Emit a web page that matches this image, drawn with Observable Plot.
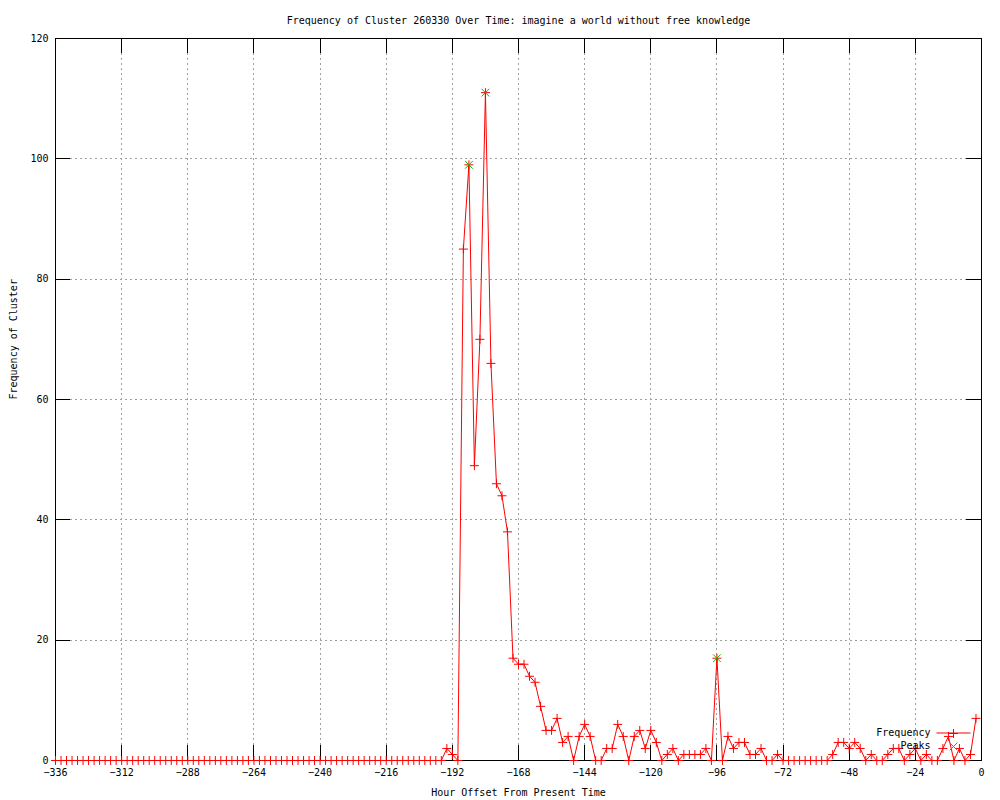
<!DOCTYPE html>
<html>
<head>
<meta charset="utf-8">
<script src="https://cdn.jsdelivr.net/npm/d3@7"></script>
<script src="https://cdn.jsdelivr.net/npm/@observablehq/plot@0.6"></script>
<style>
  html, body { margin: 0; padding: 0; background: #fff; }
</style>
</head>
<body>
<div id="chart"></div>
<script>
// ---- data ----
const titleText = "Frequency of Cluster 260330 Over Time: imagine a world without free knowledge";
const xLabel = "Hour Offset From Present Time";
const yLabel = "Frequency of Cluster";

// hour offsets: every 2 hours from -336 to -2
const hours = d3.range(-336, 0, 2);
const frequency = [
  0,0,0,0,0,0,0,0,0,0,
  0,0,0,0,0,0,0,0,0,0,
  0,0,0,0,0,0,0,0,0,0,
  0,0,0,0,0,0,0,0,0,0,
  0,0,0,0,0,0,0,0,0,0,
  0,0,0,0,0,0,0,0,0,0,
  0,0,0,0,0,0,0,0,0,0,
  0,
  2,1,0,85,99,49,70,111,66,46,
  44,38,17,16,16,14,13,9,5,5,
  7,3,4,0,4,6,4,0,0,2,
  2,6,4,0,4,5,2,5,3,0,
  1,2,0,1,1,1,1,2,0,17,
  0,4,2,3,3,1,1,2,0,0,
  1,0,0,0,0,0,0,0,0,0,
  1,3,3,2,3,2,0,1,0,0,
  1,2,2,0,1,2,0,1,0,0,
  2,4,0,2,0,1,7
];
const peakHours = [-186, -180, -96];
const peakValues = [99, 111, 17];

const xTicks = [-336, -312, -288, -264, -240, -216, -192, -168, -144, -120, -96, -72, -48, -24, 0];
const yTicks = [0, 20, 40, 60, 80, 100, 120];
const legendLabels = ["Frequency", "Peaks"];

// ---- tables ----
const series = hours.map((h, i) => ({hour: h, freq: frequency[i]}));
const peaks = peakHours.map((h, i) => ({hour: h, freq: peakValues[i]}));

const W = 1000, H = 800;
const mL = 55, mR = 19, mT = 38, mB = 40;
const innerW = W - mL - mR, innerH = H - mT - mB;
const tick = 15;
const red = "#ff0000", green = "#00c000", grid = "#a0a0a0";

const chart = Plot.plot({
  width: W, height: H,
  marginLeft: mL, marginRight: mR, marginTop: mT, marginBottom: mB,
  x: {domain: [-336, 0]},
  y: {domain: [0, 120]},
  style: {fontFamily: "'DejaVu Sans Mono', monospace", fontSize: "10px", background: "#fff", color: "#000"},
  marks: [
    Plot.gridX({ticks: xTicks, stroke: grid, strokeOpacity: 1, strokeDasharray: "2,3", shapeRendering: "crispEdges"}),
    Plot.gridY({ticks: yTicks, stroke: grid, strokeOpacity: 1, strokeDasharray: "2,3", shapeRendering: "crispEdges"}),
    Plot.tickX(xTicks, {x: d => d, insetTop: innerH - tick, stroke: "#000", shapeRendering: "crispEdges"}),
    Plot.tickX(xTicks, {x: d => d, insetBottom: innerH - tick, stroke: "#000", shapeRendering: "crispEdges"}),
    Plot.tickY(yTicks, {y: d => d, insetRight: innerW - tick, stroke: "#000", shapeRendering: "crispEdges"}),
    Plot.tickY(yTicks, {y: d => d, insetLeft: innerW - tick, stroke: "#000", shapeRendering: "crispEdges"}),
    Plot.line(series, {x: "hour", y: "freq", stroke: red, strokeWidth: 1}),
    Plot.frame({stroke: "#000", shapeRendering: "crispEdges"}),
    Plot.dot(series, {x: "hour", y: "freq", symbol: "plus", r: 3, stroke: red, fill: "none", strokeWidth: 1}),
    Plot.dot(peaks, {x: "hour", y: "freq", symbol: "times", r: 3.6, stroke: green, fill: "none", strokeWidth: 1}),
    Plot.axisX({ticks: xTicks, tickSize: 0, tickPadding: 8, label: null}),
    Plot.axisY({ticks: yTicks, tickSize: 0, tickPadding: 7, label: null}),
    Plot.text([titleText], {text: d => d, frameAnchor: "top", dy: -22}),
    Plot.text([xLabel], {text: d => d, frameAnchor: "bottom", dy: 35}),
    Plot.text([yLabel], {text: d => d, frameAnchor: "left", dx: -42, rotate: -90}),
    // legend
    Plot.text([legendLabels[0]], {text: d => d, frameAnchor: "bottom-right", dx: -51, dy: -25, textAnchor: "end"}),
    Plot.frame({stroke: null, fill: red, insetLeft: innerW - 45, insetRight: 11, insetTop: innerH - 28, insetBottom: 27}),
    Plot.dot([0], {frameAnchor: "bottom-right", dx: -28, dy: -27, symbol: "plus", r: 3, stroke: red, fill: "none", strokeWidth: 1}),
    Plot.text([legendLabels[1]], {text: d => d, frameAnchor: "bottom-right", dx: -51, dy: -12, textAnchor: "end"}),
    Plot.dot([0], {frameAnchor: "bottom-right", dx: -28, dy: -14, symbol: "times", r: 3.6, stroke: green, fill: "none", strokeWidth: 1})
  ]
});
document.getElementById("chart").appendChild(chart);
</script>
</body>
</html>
....
• Instructions for the task: Give every line above again exactly, with no pictures.

• Solution below:
Emit a web page that matches this image, drawn with Observable Plot.
<!DOCTYPE html>
<html>
<head>
<meta charset="utf-8">
<script src="https://cdn.jsdelivr.net/npm/d3@7"></script>
<script src="https://cdn.jsdelivr.net/npm/@observablehq/plot@0.6"></script>
<style>
  html, body { margin: 0; padding: 0; background: #fff; }
</style>
</head>
<body>
<div id="chart"></div>
<script>
// ---- data ----
const titleText = "Frequency of Cluster 260330 Over Time: imagine a world without free knowledge";
const xLabel = "Hour Offset From Present Time";
const yLabel = "Frequency of Cluster";

// hour offsets: every 2 hours from -336 to -2
const hours = d3.range(-336, 0, 2);
const frequency = [
  0,0,0,0,0,0,0,0,0,0,
  0,0,0,0,0,0,0,0,0,0,
  0,0,0,0,0,0,0,0,0,0,
  0,0,0,0,0,0,0,0,0,0,
  0,0,0,0,0,0,0,0,0,0,
  0,0,0,0,0,0,0,0,0,0,
  0,0,0,0,0,0,0,0,0,0,
  0,
  2,1,0,85,99,49,70,111,66,46,
  44,38,17,16,16,14,13,9,5,5,
  7,3,4,0,4,6,4,0,0,2,
  2,6,4,0,4,5,2,5,3,0,
  1,2,0,1,1,1,1,2,0,17,
  0,4,2,3,3,1,1,2,0,0,
  1,0,0,0,0,0,0,0,0,0,
  1,3,3,2,3,2,0,1,0,0,
  1,2,2,0,1,2,0,1,0,0,
  2,4,0,2,0,1,7
];
const peakHours = [-186, -180, -96];
const peakValues = [99, 111, 17];

const xTicks = [-336, -312, -288, -264, -240, -216, -192, -168, -144, -120, -96, -72, -48, -24, 0];
const yTicks = [0, 20, 40, 60, 80, 100, 120];
const legendLabels = ["Frequency", "Peaks"];

// ---- tables ----
const series = hours.map((h, i) => ({hour: h, freq: frequency[i]}));
const peaks = peakHours.map((h, i) => ({hour: h, freq: peakValues[i]}));

const W = 1000, H = 800;
const mL = 55, mR = 19, mT = 38, mB = 40;
const innerW = W - mL - mR, innerH = H - mT - mB;
const tick = 15;
const red = "#ff0000", green = "#00c000", grid = "#a0a0a0";

const chart = Plot.plot({
  width: W, height: H,
  marginLeft: mL, marginRight: mR, marginTop: mT, marginBottom: mB,
  x: {domain: [-336, 0]},
  y: {domain: [0, 120]},
  style: {fontFamily: "'DejaVu Sans Mono', monospace", fontSize: "10px", background: "#fff", color: "#000"},
  marks: [
    Plot.gridX({ticks: xTicks, stroke: grid, strokeOpacity: 1, strokeDasharray: "2,3", shapeRendering: "crispEdges"}),
    Plot.gridY({ticks: yTicks, stroke: grid, strokeOpacity: 1, strokeDasharray: "2,3", shapeRendering: "crispEdges"}),
    Plot.tickX(xTicks, {x: d => d, insetTop: innerH - tick, stroke: "#000", shapeRendering: "crispEdges"}),
    Plot.tickX(xTicks, {x: d => d, insetBottom: innerH - tick, stroke: "#000", shapeRendering: "crispEdges"}),
    Plot.tickY(yTicks, {y: d => d, insetRight: innerW - tick, stroke: "#000", shapeRendering: "crispEdges"}),
    Plot.tickY(yTicks, {y: d => d, insetLeft: innerW - tick, stroke: "#000", shapeRendering: "crispEdges"}),
    Plot.line(series, {x: "hour", y: "freq", stroke: red, strokeWidth: 1}),
    Plot.frame({stroke: "#000", shapeRendering: "crispEdges"}),
    Plot.dot(series, {x: "hour", y: "freq", symbol: "plus", r: 3, stroke: red, fill: "none", strokeWidth: 1}),
    Plot.dot(peaks, {x: "hour", y: "freq", symbol: "times", r: 3.6, stroke: green, fill: "none", strokeWidth: 1}),
    Plot.axisX({ticks: xTicks, tickSize: 0, tickPadding: 8, label: null}),
    Plot.axisY({ticks: yTicks, tickSize: 0, tickPadding: 7, label: null}),
    Plot.text([titleText], {text: d => d, frameAnchor: "top", dy: -22}),
    Plot.text([xLabel], {text: d => d, frameAnchor: "bottom", dy: 35}),
    Plot.text([yLabel], {text: d => d, frameAnchor: "left", dx: -42, rotate: -90}),
    // legend
    Plot.text([legendLabels[0]], {text: d => d, frameAnchor: "bottom-right", dx: -51, dy: -25, textAnchor: "end"}),
    Plot.frame({stroke: null, fill: red, insetLeft: innerW - 45, insetRight: 11, insetTop: innerH - 28, insetBottom: 27}),
    Plot.dot([0], {frameAnchor: "bottom-right", dx: -28, dy: -27, symbol: "plus", r: 3, stroke: red, fill: "none", strokeWidth: 1}),
    Plot.text([legendLabels[1]], {text: d => d, frameAnchor: "bottom-right", dx: -51, dy: -12, textAnchor: "end"}),
    Plot.dot([0], {frameAnchor: "bottom-right", dx: -28, dy: -14, symbol: "times", r: 3.6, stroke: green, fill: "none", strokeWidth: 1})
  ]
});
document.getElementById("chart").appendChild(chart);
</script>
</body>
</html>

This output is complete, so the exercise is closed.